Given entries:
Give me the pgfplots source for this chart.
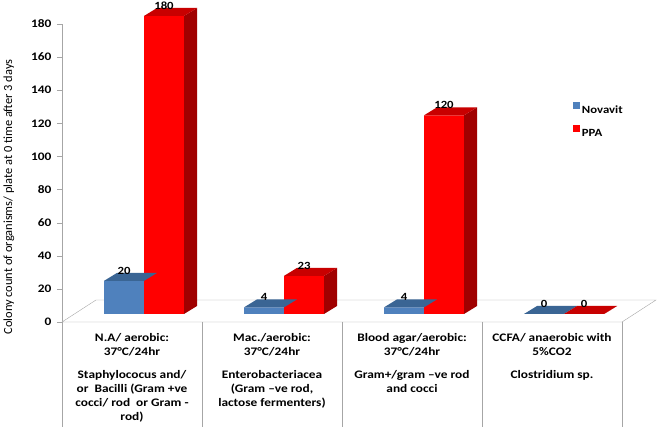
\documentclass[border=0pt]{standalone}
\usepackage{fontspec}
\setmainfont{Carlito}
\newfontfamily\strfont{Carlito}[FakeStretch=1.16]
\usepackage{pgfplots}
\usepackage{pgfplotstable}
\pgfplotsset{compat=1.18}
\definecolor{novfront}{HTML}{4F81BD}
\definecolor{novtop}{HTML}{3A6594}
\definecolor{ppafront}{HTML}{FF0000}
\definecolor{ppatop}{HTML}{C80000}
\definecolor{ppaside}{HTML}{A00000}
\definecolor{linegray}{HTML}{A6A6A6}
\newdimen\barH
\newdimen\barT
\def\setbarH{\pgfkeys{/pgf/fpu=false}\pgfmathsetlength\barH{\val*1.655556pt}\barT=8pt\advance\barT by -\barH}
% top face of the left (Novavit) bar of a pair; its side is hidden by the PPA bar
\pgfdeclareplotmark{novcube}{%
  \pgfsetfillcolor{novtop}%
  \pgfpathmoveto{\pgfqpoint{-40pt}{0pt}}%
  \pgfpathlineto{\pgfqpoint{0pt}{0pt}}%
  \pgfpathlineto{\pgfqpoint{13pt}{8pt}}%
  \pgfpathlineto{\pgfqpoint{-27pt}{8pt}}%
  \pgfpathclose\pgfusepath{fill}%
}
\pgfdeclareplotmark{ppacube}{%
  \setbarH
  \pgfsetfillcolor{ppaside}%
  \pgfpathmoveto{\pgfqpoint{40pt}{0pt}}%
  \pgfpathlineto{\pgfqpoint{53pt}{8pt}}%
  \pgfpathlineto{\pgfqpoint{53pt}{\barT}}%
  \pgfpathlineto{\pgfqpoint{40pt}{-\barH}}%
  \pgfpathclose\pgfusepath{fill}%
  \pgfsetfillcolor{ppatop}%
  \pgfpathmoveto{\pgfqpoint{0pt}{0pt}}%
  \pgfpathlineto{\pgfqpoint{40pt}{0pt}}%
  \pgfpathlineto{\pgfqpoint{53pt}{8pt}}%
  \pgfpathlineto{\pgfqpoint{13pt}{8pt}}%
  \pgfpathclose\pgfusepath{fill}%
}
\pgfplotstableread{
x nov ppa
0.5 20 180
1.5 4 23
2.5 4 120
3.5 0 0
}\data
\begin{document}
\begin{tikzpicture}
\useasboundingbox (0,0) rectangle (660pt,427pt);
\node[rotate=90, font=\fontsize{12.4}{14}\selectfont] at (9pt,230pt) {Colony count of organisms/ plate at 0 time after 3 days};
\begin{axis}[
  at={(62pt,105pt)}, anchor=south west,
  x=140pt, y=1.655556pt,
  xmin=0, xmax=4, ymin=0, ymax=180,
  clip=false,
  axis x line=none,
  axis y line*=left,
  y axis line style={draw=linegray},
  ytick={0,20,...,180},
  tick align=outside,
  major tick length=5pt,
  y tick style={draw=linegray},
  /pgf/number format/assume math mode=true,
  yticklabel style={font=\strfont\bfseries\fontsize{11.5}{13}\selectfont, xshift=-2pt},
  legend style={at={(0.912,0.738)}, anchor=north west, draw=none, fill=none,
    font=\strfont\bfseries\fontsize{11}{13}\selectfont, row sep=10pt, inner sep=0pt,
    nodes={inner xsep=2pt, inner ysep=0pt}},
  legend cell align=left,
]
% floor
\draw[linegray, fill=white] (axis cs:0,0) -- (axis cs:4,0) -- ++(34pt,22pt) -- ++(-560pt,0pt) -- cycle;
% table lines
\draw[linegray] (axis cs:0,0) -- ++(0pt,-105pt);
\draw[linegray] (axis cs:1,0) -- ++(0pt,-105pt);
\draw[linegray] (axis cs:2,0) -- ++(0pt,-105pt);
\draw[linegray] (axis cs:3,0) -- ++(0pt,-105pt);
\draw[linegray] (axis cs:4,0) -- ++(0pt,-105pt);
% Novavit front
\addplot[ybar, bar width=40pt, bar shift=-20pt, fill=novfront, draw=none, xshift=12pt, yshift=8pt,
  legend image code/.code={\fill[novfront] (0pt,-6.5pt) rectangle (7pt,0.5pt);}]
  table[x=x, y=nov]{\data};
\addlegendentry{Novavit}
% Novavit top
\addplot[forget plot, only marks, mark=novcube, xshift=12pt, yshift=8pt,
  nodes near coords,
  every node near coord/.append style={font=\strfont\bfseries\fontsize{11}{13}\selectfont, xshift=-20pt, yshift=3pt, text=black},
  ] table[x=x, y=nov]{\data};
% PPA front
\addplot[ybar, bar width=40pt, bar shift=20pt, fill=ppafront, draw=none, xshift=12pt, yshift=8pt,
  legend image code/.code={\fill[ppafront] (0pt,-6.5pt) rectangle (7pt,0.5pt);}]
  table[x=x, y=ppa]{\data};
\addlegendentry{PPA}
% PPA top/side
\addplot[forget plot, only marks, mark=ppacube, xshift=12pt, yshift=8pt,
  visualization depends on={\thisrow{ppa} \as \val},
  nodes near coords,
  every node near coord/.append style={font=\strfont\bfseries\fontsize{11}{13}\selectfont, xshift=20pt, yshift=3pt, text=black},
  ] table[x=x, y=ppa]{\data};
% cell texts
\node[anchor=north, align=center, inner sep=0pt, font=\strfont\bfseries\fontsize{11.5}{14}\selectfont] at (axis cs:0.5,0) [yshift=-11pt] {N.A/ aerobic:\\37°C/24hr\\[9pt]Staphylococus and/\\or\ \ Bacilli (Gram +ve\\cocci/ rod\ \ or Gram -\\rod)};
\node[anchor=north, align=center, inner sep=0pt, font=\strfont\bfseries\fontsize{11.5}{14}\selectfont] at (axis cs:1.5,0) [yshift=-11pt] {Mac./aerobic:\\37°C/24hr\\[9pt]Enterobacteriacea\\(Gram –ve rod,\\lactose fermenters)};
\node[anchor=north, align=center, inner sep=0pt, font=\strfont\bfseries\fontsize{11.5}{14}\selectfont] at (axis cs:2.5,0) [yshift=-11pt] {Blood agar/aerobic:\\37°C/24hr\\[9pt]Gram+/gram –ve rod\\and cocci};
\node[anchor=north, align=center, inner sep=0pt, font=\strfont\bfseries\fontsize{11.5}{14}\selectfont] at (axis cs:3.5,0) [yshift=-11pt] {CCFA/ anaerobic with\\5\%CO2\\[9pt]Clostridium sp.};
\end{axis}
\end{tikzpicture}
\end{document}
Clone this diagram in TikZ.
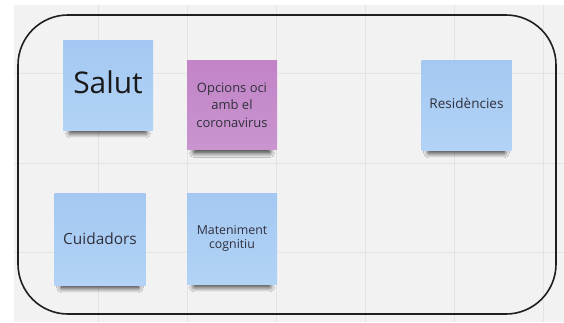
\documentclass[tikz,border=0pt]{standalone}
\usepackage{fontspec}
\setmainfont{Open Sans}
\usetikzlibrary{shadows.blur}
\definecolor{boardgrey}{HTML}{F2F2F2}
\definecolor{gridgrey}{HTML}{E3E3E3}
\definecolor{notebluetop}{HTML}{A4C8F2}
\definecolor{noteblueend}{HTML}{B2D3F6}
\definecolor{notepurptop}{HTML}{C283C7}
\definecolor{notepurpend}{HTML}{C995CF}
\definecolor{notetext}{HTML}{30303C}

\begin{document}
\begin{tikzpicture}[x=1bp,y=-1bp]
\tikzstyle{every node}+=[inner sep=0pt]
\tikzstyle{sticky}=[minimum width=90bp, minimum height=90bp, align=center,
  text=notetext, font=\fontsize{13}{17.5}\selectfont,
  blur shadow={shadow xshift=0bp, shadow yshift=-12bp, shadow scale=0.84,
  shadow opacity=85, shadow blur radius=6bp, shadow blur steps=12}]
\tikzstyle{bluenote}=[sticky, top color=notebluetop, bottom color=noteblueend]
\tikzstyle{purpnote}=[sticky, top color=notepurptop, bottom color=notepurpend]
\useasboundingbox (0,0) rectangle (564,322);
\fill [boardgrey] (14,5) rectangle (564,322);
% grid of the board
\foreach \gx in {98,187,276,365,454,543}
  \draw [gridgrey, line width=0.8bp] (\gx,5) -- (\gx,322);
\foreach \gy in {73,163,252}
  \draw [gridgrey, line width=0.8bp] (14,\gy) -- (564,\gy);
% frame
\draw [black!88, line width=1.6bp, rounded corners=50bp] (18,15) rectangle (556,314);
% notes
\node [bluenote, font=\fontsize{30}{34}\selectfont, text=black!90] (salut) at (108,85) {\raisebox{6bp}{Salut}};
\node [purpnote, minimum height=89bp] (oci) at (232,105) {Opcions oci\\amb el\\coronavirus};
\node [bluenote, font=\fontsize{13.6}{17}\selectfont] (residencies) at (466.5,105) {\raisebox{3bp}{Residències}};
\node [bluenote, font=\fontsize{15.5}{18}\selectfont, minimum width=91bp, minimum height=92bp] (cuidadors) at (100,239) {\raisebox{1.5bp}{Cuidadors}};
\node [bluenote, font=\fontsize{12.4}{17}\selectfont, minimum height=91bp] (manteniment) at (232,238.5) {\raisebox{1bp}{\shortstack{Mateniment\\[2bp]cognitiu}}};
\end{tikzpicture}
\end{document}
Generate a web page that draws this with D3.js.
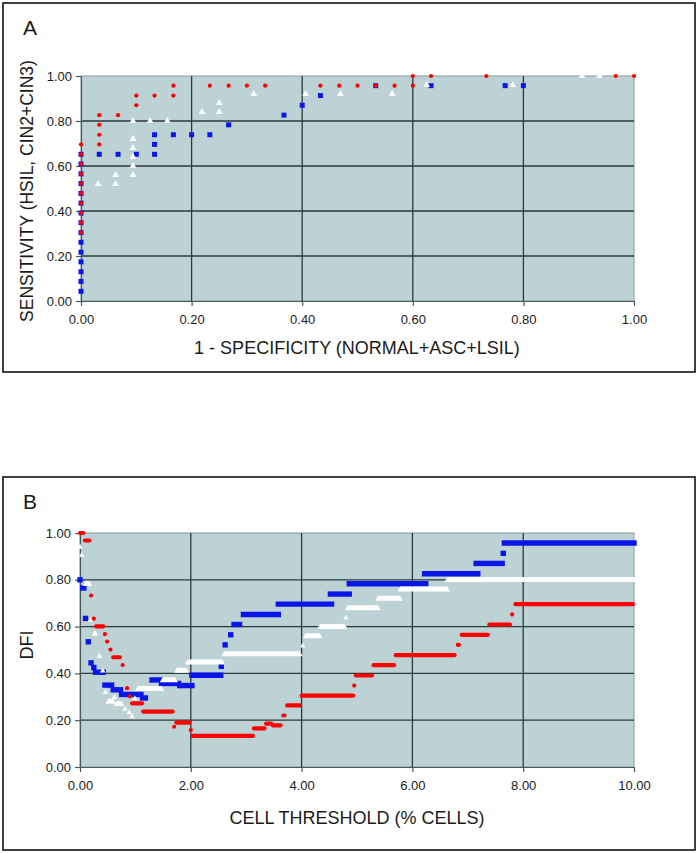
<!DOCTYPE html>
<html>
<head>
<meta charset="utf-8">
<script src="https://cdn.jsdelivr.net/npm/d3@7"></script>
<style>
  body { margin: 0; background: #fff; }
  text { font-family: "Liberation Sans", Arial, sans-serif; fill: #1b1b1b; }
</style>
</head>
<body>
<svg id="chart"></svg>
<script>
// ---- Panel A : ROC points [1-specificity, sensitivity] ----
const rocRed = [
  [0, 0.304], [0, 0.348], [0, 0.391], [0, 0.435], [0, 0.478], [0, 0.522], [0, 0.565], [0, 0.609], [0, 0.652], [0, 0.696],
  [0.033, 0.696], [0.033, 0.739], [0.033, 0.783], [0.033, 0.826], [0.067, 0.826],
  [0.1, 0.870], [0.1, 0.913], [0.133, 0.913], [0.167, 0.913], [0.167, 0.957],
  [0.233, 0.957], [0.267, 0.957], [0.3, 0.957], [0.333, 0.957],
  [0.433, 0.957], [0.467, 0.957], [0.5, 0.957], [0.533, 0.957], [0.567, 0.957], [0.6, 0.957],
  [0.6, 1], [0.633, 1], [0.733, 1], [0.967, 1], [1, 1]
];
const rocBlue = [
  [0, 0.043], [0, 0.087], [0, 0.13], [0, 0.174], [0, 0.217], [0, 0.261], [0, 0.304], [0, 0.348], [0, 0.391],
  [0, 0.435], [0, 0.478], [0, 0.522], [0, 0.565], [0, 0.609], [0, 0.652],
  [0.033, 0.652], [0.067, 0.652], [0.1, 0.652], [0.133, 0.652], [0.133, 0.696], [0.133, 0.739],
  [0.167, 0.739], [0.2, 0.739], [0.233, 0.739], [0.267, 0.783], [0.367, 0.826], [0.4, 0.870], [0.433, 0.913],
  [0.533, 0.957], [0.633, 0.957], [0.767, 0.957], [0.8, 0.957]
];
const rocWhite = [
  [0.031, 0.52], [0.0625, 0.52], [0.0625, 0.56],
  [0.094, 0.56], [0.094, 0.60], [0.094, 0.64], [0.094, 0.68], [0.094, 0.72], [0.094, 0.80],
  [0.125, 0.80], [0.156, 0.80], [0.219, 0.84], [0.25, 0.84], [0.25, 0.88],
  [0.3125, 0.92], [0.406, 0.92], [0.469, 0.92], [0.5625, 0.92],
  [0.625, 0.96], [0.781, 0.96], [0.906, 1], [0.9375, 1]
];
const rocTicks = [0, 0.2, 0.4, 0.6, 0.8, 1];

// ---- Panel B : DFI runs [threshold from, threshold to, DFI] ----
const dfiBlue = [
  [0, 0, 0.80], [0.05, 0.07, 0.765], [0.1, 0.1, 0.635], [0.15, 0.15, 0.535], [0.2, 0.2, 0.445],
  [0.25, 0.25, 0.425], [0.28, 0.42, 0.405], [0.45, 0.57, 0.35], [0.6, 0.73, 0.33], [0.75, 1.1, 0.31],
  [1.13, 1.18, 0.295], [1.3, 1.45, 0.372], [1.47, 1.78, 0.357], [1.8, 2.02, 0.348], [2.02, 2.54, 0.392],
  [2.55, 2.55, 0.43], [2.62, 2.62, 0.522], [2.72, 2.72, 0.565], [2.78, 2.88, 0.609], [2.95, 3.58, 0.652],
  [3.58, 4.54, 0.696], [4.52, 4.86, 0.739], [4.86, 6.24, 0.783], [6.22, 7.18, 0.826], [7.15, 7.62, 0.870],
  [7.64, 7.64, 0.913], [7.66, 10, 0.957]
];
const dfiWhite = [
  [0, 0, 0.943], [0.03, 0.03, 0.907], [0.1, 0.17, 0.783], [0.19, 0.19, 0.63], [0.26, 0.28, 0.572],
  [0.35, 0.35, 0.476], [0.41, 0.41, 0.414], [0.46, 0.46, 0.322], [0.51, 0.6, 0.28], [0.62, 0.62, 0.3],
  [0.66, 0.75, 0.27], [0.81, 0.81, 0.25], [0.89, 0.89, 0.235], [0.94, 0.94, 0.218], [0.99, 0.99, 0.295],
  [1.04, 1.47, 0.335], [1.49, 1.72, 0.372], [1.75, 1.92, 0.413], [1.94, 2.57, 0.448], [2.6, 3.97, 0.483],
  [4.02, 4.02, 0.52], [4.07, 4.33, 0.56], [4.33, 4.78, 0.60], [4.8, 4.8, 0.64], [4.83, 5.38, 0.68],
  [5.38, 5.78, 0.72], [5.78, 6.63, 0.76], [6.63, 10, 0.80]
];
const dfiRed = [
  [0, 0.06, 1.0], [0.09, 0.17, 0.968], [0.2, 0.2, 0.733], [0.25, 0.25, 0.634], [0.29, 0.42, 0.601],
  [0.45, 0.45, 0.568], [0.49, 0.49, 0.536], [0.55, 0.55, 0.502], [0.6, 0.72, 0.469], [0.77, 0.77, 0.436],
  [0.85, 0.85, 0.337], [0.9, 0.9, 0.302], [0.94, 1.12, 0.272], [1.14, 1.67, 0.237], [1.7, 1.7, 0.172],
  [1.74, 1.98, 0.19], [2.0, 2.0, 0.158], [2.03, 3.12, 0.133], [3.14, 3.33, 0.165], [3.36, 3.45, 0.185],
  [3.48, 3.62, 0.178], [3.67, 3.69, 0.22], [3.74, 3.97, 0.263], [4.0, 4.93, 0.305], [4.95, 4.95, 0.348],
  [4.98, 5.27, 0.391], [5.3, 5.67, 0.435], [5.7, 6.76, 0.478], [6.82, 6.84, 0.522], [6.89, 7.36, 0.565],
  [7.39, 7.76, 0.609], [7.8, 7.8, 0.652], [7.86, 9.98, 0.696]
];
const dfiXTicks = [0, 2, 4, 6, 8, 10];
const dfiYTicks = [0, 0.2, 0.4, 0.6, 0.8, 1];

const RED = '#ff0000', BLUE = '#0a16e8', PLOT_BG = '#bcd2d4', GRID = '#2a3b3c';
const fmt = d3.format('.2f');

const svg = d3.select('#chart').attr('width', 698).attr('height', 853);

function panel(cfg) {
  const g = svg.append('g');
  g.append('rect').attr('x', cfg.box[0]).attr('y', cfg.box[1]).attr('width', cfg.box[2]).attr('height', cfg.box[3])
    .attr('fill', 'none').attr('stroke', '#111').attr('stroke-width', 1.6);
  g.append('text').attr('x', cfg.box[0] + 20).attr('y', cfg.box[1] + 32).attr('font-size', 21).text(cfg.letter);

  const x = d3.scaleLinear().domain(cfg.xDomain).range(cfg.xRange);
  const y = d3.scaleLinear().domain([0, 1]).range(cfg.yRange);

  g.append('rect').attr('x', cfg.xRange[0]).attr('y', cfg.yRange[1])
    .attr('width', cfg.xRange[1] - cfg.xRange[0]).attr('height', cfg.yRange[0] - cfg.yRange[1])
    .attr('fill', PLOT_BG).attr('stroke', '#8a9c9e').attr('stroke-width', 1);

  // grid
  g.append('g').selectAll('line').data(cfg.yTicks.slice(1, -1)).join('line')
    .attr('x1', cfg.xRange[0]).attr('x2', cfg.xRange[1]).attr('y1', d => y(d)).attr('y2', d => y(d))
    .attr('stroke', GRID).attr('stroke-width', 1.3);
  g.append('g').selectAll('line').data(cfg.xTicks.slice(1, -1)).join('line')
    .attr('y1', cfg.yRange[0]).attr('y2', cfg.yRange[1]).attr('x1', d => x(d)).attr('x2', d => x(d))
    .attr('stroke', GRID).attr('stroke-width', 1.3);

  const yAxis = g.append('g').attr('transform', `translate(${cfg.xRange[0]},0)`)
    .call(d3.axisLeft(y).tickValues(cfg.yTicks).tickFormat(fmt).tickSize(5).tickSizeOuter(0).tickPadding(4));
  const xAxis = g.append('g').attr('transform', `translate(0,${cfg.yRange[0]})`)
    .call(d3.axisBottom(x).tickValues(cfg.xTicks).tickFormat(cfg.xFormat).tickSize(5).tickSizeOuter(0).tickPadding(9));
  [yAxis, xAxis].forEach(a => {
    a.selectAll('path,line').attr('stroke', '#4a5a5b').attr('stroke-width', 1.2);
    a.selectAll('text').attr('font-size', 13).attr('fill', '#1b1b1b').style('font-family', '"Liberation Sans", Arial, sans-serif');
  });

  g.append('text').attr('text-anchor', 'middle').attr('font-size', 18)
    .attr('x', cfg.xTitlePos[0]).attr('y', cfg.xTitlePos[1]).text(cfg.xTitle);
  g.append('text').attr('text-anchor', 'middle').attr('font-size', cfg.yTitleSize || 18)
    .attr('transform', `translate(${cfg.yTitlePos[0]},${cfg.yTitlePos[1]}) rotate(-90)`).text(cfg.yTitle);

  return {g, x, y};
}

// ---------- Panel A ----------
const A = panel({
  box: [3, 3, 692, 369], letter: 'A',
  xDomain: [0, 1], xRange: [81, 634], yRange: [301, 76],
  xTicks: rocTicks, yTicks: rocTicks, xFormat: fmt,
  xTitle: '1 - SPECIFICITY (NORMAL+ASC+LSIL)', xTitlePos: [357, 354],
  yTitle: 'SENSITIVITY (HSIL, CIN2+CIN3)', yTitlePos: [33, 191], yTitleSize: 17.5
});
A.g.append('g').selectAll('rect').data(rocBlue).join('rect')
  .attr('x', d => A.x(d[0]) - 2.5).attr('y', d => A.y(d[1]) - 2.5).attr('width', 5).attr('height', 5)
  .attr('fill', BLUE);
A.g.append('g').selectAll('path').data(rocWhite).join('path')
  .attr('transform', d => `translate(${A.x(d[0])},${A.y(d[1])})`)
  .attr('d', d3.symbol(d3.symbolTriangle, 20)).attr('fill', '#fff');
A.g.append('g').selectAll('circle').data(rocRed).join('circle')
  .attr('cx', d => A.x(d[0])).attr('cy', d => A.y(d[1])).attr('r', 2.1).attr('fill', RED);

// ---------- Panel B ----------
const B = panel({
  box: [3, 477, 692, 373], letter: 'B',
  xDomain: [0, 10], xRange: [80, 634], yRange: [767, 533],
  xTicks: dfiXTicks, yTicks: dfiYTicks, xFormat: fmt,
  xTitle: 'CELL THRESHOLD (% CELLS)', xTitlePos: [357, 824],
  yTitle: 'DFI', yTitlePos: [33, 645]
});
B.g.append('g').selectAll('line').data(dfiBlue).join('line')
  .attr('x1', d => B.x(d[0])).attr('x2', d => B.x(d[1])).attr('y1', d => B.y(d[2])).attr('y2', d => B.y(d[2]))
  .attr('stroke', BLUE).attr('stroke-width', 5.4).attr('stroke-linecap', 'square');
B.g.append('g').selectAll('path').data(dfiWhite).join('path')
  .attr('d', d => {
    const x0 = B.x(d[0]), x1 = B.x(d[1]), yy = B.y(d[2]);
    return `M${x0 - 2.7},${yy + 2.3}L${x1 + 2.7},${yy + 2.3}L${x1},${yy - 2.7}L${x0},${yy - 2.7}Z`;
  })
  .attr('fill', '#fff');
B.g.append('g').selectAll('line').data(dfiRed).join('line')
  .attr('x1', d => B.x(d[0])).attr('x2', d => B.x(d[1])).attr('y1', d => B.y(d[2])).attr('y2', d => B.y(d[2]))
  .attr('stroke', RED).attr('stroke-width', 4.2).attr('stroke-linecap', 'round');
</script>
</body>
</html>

Description of the task: Which lines of the data include "chart"? Copy each of them.

Task answer:
Give me the pgfplots source for this chart.
<svg id="chart"></svg>
const svg = d3.select('#chart').attr('width', 698).attr('height', 853);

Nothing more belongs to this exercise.